The effective income tax rates were 37.6% and 39.8% for the nine months and three months ended September 30, 2016, respectively. These rates were impacted by discrete income tax benefits from recent legislation in certain single member states that allowed for: (1) the reversal of partial valuation allowances; and (2) a retroactive decrease in deferred tax liabilities associated with non-amortizable assets such as broadcasting licenses and goodwill. The income tax rate was also impacted by income tax expense from: (i) an increase in deferred tax liabilities associated with non-amortizable assets such as broadcasting licenses and goodwill; (ii) an adjustment for expenses that are not deductible for tax purposes; and (iii) a tax benefit shortfall associated with share-based awards.

Tax Rates For The Nine Months And Three Months Ended September 30, 2015

The effective income tax rates were 38.9% and 37.1% for the nine months and three months ended September 30, 2015, respectively. These rates were impacted by an adjustment for expenses that are not deductible for tax purposes, an increase in net deferred tax liabilities associated with non-amortizable assets such as broadcasting licenses and goodwill and a tax benefit shortfall associated with stock-based awards.
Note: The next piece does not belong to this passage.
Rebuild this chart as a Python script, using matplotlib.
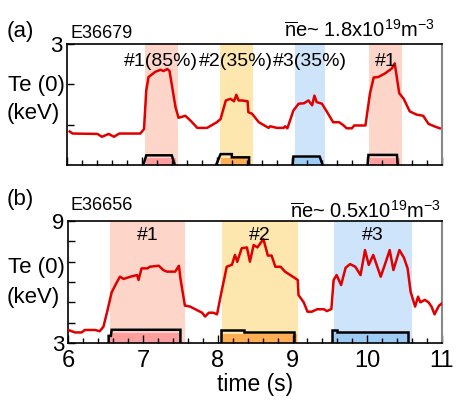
import matplotlib
matplotlib.use("Agg")
import matplotlib.pyplot as plt
from matplotlib.ticker import MultipleLocator

plt.rcParams['font.family'] = ['Liberation Sans', 'DejaVu Sans']
plt.rcParams['mathtext.fontset'] = 'custom'
plt.rcParams['mathtext.rm'] = 'Liberation Sans'
plt.rcParams['mathtext.it'] = 'Liberation Sans:italic'

# ---------------- data ----------------
a_t = [6.04, 6.08, 6.41, 6.47, 6.56, 6.63, 6.70, 6.98, 7.03, 7.06, 7.09, 7.18, 7.25, 7.29,
       7.34, 7.37, 7.45, 7.49, 7.58, 7.65, 7.74, 7.87, 8.00, 8.05, 8.12, 8.18, 8.23, 8.26,
       8.29, 8.34, 8.41, 8.42, 8.47, 8.56, 8.69, 8.71, 8.80, 8.89, 8.91, 8.94, 9.02, 9.09,
       9.16, 9.22, 9.27, 9.30, 9.33, 9.40, 9.47, 9.55, 9.63, 9.69, 9.73, 9.80, 9.83, 9.98,
       10.04, 10.09, 10.15, 10.24, 10.33, 10.37, 10.43, 10.49, 10.57, 10.66, 10.75, 10.82,
       10.91, 10.97]
a_te = [0.83, 0.78, 0.77, 0.70, 0.77, 0.70, 0.78, 0.78, 0.89, 1.85, 2.18, 2.31, 2.36, 2.33,
        2.38, 2.33, 1.43, 1.17, 1.22, 1.10, 0.92, 0.92, 1.06, 1.14, 1.60, 1.64, 1.58, 1.74,
        1.60, 1.60, 1.58, 1.31, 1.27, 1.06, 0.92, 0.96, 0.92, 0.92, 0.96, 0.91, 1.35, 1.52,
        1.53, 1.60, 1.48, 1.72, 1.56, 1.52, 1.31, 1.06, 1.06, 0.98, 0.91, 0.91, 0.98, 0.98,
        1.77, 2.17, 2.18, 2.27, 2.39, 2.52, 1.78, 1.64, 1.33, 1.25, 1.22, 1.02, 0.95, 0.91]

b_t = [6.00, 6.09, 6.18, 6.22, 6.36, 6.42, 6.47, 6.52, 6.58, 6.63, 6.69, 6.74, 6.78, 6.85,
       6.92, 6.94, 6.98, 7.06, 7.09, 7.21, 7.27, 7.32, 7.43, 7.48, 7.50, 7.56, 7.63, 7.72,
       7.79, 7.83, 7.88, 7.94, 7.99, 8.05, 8.12, 8.19, 8.23, 8.26, 8.32, 8.39, 8.43, 8.48,
       8.53, 8.61, 8.67, 8.72, 8.77, 8.84, 8.90, 8.97, 9.07, 9.08, 9.15, 9.20, 9.26, 9.33,
       9.42, 9.46, 9.52, 9.55, 9.59, 9.65, 9.71, 9.77, 9.84, 9.91, 9.97, 10.02, 10.08, 10.18,
       10.24, 10.30, 10.35, 10.43, 10.49, 10.54, 10.58, 10.64, 10.68, 10.71, 10.77, 10.82,
       10.86, 10.90, 10.96, 11.00]
b_te = [3.64, 3.52, 3.52, 3.64, 3.64, 3.58, 3.80, 4.54, 5.49, 5.85, 6.26, 6.15, 6.20, 6.28,
        6.34, 6.10, 6.67, 6.67, 6.75, 6.80, 6.59, 6.51, 6.51, 6.80, 6.18, 4.84, 4.79, 4.62,
        4.49, 4.30, 4.49, 4.49, 4.41, 5.52, 6.75, 6.85, 7.33, 6.99, 7.66, 7.70, 7.00, 7.82,
        7.70, 8.11, 7.30, 7.30, 6.75, 6.75, 6.51, 6.34, 6.10, 5.36, 5.00, 4.54, 4.54, 4.66,
        4.66, 4.57, 4.67, 6.10, 6.34, 5.85, 6.70, 6.88, 6.75, 6.34, 7.57, 6.84, 7.33, 6.26,
        6.90, 7.57, 6.59, 7.57, 7.20, 6.67, 5.52, 4.79, 5.28, 5.00, 5.12, 5.00, 4.79, 4.41,
        4.84, 4.95]

# heating windows (shaded bands)
a_spans = [(7.04, 7.48), (8.04, 8.48), (9.04, 9.44), (10.03, 10.47)]
a_labels = ["#1(85%)", "#2(35%)", "#3(35%)", "#1"]
b_spans = [(6.56, 7.56), (8.06, 9.07), (9.56, 10.60)]
b_labels = ["#1", "#2", "#3"]

# power waveform boxes (outline t, outline y, fill start, fill end, fill top)
a_box_t = [[7.02, 7.06, 7.40, 7.44],
           [7.99, 8.05, 8.20, 8.20, 8.43, 8.43],
           [9.01, 9.02, 9.37, 9.41],
           [10.01, 10.02, 10.40, 10.41]]
a_box_y = [[0, 0.24, 0.24, 0],
           [0, 0.27, 0.27, 0.19, 0.19, 0],
           [0, 0.21, 0.21, 0],
           [0, 0.25, 0.25, 0]]
a_fill = [(7.06, 7.46, 0.18), (8.05, 8.43, 0.17), (9.02, 9.40, 0.17), (10.04, 10.44, 0.18)]

b_box_t = [[6.54, 6.54, 6.57, 6.58, 7.50, 7.50],
           [8.04, 8.04, 8.35, 8.35, 9.02, 9.02],
           [9.53, 9.53, 9.60, 9.60, 10.55, 10.55]]
b_box_y = [[3, 3.35, 3.35, 3.65, 3.65, 3],
           [3, 3.66, 3.66, 3.56, 3.56, 3],
           [3, 3.66, 3.66, 3.56, 3.56, 3]]
b_fill = [(6.56, 7.51, 3.50), (8.04, 9.06, 3.42), (9.53, 10.55, 3.52)]

span_colors = ["#fdd6c9", "#fde7ae", "#cde4fa", "#fdd6c9"]
fill_colors = ["#ff9e9e", "#ffad52", "#9dcbf4", "#ff9e9e"]
b_span_colors = ["#fdd6c9", "#fde7ae", "#cde4fa"]
b_fill_colors = ["#ff9e9e", "#ffad52", "#9dcbf4"]

red = "#e00000"
W, H = 459, 404

fig = plt.figure(figsize=(W / 100, H / 100), dpi=100)


def fpos(x0, y0, x1, y1):
    return [x0 / W, 1 - y1 / H, (x1 - x0) / W, (y1 - y0) / H]


def ftext(x, y, s, **kw):
    fig.text(x / W, 1 - y / H, s, **kw)


ax1 = fig.add_axes(fpos(66.7, 44, 442, 165))
ax2 = fig.add_axes(fpos(68.3, 221, 442, 343))

for ax in (ax1, ax2):
    ax.set_xlim(6, 11)
    ax.xaxis.set_major_locator(MultipleLocator(1))
    ax.xaxis.set_minor_locator(MultipleLocator(0.2))
    ax.tick_params(axis='x', which='major', direction='in', length=6, width=1, top=False)
    ax.tick_params(axis='x', which='minor', direction='in', length=3.5, width=1, top=False)
    ax.tick_params(axis='y', which='major', direction='in', length=5, width=1, right=False,
                   labelsize=16, pad=3)
    for s in ('left', 'bottom', 'top'):
        ax.spines[s].set_linewidth(1.2)
        ax.spines[s].set_color('black')
    ax.spines['right'].set_color('#888888')
    ax.spines['right'].set_linewidth(1.5)

# ---- panel (a)
ax1.set_ylim(0, 3)
ax1.set_yticks([1, 2, 3])
ax1.set_yticklabels(['', '', '3'])
ax1.tick_params(axis='x', labelbottom=False)
for (s0, s1), c in zip(a_spans, span_colors):
    ax1.axvspan(s0, s1, color=c, lw=0, zorder=0)
for (f0, f1, ft), c in zip(a_fill, fill_colors):
    ax1.fill_between([f0, f1], 0, ft, color=c, lw=0, zorder=0.5)
for bt, by in zip(a_box_t, a_box_y):
    ax1.plot(bt, by, color='black', lw=1.8, zorder=2, solid_joinstyle='miter')
ax1.plot(a_t, a_te, color=red, lw=1.8, zorder=3)

# ---- panel (b)
ax2.set_ylim(3, 9)
ax2.set_yticks([3, 4, 5, 6, 7, 8, 9])
ax2.set_yticklabels(['3', '', '', '', '', '', '9'])
ax2.tick_params(axis='x', labelsize=17, pad=5)
for (s0, s1), c in zip(b_spans, b_span_colors):
    ax2.axvspan(s0, s1, color=c, lw=0, zorder=0)
for (f0, f1, ft), c in zip(b_fill, b_fill_colors):
    ax2.fill_between([f0, f1], 3, ft, color=c, lw=0, zorder=0.5)
for bt, by in zip(b_box_t, b_box_y):
    ax2.plot(bt, by, color='black', lw=1.8, zorder=2, solid_joinstyle='miter')
ax2.plot(b_t, b_te, color=red, lw=1.8, zorder=3)
ax2.set_xlabel("time (s)", fontsize=16.5, labelpad=1)

# ---- span labels
for (s0, s1), lab in zip(a_spans, a_labels):
    ax1.text((s0 + s1) / 2, 2.57, lab, ha='center', va='center', fontsize=14)
for (s0, s1), lab in zip(b_spans, b_labels):
    ax2.text((s0 + s1) / 2, 8.3, lab, ha='center', va='center', fontsize=14)

# ---- annotations
ftext(7, 31, "(a)", fontsize=16, va='center')
ftext(71, 33, "E36679", fontsize=13, va='center')
ftext(435, 30, r"$\overline{\mathrm{n}}$e~ 1.8x10$^{19}$m$^{-3}$", fontsize=14.5,
      ha='right', va='center')
ftext(8, 85, "Te (0)", fontsize=16, va='center')
ftext(7, 114, "(keV)", fontsize=16, va='center')

ftext(7, 200, "(b)", fontsize=16, va='center')
ftext(71, 206, "E36656", fontsize=13, va='center')
ftext(441, 211, r"$\overline{\mathrm{n}}$e~ 0.5x10$^{19}$m$^{-3}$", fontsize=14.5,
      ha='right', va='center')
ftext(8, 267, "Te (0)", fontsize=16, va='center')
ftext(7, 297, "(keV)", fontsize=16, va='center')

fig.savefig("out.png", dpi=100)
Net Deferred Tax Assets And Liabilities

As of September 30, 2016 and December 31, 2015, net deferred tax liabilities were $94.1 million and $78.2 million, respectively. The income tax accounting process to determine the deferred tax liabilities involves estimating all temporary differences between the tax and financial reporting bases of the Company’s assets and liabilities, based on enacted tax laws and statutory tax rates applicable to the period in which the differences are expected to affect taxable income. The Company estimated the current exposure by assessing the temporary differences and computing the provision for income taxes by applying the estimated effective tax rate to income.